今作には、丁寧な心理描写によって、同じように些細な出来事に一喜一憂していた自らの幼い頃を思い出させてしまうような、真に迫る表現力がある。
痛々しくも懐かしい。目を背けたくなるのに思わずページを捲ってしまう。そんなアンビバレンスな魅力が今作にはあるのだ。
そうして読み進めていった先に彼女たちが作り上げた理想の事件が、どんなものだったのか。それは是非、あなた自身の目で確かめてみて欲しい(辻村作品を読んだことがある方ならある程度の想像はつくかもしれないが)。

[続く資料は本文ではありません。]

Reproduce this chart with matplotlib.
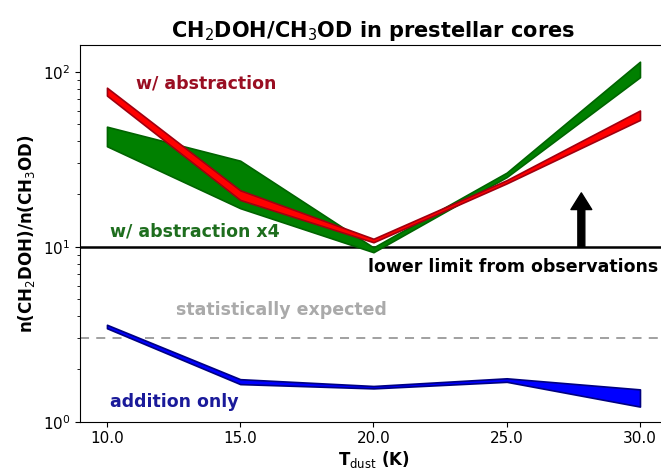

思春期のその時期にしか成立し得ない、危ういバランスの上でだけ成り立つ結末が、きっとそこにはある。
だからこの小説で描かれる悲劇は、この物語を読み終えたとき、彼女たちの心の中以外、もうどこにも残っていない。それは一瞬の煌きのように少女たちを通り過ぎ、そして何事も無かったかのように消えてしまうのだ。
そうしてそれは、青春と呼ぶに相応しいとわたしは思う。
傍から見ればあまりにもささやかで愚かしい。けれど当人にとってはまさしく世界そのもので、命をかけるだけの理由が確かにそこにあった。この物語は、アンと徳川、ふたりの心の中だけに確かに存在した悲劇だ。
特別であることを信じ、特別であろうとした少女たちの物語。
だからこそこの物語は、“記録”ではなく”悲劇の記憶”なのだ。